Ensuring the highest ethical standards are maintained by EU officials in office and regarding subsequent jobs and ‘revolving doors’. Addressing conflicts of interest, as well as the role of advisors and experts. Protecting whistleblowers who seek to disclose wrongdoing.

Verifying that the EU’s institutions and bodies manage funding programmes and tenders for which they are responsible, and deal with funding partners and contractors in a fair and procedurally correct manner.

Ensuring that the EU’s institutions and bodies guarantee fundamental rights in their work, and fulfil their commitments under the Charter of Fundamental Rights. This includes data protection and the rights of people with disabilities.

Problems faced by individuals, businesses or organisations in their dealings with the EU’s institutions and bodies, including their right to be heard, to receive a timely reply, to good administration and to courteous public service. This also implies ensuring the institutions adopt a fair and balanced approach in how they use their discretion in handling cases.

Problems faced by existing and former staff members with the EU’s institutions and agencies, relating to working conditions and rights, as well as those seeking employment with the EU.

Top cases


Thursday | 10 June 2021

Ombudsman makes suggestions to improve the transparency of environmental information about projects financed by the European Investment Bank (EIB)
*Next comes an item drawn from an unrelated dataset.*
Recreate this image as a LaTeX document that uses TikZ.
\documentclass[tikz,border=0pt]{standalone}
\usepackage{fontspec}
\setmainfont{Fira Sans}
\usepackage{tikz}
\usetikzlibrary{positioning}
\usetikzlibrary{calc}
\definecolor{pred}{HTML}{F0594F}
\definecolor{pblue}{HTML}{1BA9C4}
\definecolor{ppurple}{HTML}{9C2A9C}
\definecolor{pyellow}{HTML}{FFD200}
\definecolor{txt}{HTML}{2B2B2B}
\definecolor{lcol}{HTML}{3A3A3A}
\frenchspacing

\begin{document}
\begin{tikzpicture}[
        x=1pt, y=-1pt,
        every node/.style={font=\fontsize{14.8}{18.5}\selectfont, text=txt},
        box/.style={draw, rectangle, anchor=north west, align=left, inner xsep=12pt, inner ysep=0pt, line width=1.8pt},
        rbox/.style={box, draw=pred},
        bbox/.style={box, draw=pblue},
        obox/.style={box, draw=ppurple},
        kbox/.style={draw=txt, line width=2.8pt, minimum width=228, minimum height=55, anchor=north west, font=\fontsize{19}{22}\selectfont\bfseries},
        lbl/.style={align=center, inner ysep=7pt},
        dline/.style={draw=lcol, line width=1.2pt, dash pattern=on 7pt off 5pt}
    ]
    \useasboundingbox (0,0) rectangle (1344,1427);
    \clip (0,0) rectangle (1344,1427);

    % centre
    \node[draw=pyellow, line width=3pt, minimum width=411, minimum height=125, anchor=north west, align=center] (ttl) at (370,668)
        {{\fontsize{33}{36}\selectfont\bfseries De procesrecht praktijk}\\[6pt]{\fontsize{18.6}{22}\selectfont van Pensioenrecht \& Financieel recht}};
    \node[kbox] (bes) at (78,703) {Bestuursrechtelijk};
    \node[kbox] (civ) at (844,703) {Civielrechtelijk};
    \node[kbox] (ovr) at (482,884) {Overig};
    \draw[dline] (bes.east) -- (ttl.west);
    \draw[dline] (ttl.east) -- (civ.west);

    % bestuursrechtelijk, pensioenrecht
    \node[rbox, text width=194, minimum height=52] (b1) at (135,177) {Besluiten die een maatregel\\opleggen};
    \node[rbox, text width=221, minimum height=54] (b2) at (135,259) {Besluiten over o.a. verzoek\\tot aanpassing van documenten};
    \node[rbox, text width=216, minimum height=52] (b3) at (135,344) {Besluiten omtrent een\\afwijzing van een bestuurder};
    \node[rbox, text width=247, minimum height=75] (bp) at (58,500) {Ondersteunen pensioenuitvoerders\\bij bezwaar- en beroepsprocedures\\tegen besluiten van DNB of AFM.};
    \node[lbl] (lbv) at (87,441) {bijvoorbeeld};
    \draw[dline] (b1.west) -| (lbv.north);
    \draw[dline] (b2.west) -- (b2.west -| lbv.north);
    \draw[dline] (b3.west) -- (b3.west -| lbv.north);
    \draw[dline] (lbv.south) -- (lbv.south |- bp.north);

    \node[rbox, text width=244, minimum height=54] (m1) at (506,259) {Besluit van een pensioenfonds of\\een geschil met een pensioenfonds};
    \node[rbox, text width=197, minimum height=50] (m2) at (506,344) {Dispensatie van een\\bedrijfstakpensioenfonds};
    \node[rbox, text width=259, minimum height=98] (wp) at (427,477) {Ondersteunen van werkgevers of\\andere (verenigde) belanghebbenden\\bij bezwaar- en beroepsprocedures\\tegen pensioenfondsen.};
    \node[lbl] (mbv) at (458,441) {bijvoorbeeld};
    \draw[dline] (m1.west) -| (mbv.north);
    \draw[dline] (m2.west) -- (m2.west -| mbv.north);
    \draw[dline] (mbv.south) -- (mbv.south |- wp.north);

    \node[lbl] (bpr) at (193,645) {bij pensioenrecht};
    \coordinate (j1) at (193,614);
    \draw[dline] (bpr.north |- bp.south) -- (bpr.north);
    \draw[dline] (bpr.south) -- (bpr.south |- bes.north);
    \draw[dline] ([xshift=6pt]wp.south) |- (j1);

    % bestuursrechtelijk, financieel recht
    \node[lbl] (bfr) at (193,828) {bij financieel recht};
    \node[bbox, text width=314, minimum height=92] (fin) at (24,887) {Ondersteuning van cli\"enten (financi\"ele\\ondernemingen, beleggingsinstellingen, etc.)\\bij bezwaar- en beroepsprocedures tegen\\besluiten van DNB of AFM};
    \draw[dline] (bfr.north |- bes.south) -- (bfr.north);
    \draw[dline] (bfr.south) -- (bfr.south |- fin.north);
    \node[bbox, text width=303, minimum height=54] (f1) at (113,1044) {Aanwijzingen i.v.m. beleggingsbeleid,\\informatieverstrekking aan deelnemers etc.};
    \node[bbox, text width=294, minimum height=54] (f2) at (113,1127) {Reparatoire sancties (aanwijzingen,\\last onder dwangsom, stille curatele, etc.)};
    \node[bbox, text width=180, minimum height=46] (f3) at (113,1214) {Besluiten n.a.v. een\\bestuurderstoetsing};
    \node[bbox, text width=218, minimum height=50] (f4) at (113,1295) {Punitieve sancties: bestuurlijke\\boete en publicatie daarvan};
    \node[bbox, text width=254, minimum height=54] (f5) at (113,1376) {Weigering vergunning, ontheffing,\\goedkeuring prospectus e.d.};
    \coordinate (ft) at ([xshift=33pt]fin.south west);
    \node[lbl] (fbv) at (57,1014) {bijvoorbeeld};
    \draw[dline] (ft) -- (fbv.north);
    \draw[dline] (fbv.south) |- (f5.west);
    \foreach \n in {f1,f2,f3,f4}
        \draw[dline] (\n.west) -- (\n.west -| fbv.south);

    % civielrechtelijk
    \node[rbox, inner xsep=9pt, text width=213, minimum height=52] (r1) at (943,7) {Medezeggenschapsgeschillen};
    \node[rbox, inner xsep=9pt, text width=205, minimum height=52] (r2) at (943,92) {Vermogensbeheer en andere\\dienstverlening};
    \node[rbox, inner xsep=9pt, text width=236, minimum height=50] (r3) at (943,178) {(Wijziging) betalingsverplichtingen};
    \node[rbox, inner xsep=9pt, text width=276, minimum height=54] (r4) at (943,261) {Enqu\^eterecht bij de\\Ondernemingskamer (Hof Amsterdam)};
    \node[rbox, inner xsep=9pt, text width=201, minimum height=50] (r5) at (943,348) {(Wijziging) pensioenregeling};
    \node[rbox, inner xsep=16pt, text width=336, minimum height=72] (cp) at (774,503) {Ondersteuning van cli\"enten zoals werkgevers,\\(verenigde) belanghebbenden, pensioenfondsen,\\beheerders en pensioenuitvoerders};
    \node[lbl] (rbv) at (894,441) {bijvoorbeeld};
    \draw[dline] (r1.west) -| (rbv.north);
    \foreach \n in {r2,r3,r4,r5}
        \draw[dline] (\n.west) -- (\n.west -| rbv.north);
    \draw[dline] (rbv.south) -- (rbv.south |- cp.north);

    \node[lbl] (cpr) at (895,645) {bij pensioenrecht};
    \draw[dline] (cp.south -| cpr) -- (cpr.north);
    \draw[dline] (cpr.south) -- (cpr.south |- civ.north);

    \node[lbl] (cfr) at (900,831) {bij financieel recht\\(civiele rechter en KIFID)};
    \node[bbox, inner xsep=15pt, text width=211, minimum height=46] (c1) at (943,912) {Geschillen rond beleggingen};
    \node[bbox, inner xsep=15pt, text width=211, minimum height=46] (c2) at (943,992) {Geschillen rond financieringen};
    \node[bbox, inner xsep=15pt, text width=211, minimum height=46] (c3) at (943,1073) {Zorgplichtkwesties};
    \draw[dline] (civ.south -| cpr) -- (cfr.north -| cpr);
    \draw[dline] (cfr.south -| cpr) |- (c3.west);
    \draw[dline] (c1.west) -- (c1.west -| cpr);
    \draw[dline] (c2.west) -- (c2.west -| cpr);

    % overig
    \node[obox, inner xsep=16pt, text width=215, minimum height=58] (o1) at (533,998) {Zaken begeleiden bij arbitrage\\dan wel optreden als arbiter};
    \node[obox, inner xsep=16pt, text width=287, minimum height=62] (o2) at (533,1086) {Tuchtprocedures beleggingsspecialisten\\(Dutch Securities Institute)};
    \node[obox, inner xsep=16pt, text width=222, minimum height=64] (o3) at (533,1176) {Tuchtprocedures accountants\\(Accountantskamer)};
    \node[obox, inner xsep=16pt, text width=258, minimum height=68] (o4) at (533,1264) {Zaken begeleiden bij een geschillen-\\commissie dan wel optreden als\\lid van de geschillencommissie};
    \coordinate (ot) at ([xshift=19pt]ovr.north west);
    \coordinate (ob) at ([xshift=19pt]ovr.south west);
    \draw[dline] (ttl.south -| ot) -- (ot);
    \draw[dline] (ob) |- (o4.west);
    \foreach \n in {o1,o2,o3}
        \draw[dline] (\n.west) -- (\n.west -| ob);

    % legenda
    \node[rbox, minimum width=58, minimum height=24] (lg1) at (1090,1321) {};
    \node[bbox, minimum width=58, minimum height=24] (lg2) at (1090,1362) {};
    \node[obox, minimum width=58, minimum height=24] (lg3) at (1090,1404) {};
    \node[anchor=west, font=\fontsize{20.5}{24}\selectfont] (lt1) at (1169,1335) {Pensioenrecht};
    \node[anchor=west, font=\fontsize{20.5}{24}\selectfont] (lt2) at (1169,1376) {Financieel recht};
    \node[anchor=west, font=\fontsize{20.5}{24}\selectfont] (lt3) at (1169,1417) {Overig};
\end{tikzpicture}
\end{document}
The Ombudsman has set out preliminary findings to the European Investment Bank (EIB) in the context of three ongoing related inquiries into the transparency of environmental information about EIB-financed projects. The preliminary findings include suggestions to the EIB on a series of measures it could take to improve transparency.

Press release

Tuesday | 18 May 2021

Ombudsman launches broad inquiry into Commission handling of staff ‘revolving doors’ cases

European Ombudsman Emily O’Reilly has launched a wide-ranging inquiry into how the Commission handles so-called ‘revolving doors’ cases among its staff.

The inquiry is part of a reinforced monitoring of how the EU administration implements the ethics obligations on EU staff who move to the private sector.


Monday | 19 April 2021

European Insurance and Occupational Pensions Authority (EIOPA) accepts Ombudsman proposal to increase transparency of decision making

The complaint concerned the transparency of how the European Insurance and Occupational Pensions Authority (EIOPA), and in particular its 'Board of Supervisors', adopts draft regulatory technical standards (draft RTS). The complainant sought public access to details of the Board’s recent vote on a draft RTS on 'packaged retail investment products'. The EIOPA refused to make such information publicly available. The complainant is concerned about how the EIOPA dealt with his request, and the more general failure to make public information concerning votes and debates on draft RTSs.
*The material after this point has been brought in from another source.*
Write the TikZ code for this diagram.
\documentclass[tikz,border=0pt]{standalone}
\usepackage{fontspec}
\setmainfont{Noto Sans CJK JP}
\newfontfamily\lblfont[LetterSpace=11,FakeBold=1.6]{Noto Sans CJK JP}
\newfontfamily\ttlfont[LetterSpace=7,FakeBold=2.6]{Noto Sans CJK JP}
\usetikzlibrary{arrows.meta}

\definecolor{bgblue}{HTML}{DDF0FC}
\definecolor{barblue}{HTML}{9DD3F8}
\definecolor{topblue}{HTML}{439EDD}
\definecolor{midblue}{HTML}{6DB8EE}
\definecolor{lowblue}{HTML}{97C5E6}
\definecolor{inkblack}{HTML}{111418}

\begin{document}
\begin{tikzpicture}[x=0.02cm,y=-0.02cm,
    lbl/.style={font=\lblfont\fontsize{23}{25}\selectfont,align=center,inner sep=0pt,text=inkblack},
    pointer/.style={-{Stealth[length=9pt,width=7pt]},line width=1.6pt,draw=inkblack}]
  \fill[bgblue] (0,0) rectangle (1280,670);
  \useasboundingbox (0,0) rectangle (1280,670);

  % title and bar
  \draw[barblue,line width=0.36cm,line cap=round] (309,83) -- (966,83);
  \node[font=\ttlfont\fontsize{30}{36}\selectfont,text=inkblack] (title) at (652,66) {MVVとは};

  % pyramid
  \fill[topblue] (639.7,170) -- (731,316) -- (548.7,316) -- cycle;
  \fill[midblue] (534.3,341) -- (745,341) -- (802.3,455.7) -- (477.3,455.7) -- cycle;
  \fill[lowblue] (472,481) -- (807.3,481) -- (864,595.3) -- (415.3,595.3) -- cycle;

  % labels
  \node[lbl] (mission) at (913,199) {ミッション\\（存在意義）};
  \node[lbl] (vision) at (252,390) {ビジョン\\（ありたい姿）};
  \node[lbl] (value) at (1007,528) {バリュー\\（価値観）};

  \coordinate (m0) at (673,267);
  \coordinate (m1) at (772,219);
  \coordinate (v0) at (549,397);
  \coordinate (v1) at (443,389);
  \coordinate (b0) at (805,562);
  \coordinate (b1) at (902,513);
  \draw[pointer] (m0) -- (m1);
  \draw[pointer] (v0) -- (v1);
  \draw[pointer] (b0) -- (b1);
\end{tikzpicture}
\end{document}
In the context of the Ombudsman's inquiry, she sent her preliminary assessment to the EIOPA to seek its views. The Ombudsman considered that documents such as those at issue in the complaint should be considered as "legislative documents" and, in keeping with the EU's rules on public access to documents, the EIOPA should provide wider access to such documents. She considered that the EIOPA has not provided convincing arguments for invoking the exceptions under the EU's rules on public access to documents, to justify withholding access to the documents, and urged the EIOPA to grant access to the documents at issue in this complaint.

The EIOPA replied to the Ombudsman and indicated that it agrees that the draft standards at issue do relate to the legislative process. The EIOPA agreed to grant the complainant public access to the documents in question and to ensure that, in the future, its minutes on meetings of its Board of Supervisors contain appropriate information on members’ votes on legislative matters. The Ombudsman welcomed EIOPA’s reply and the steps taken, and closed the inquiry.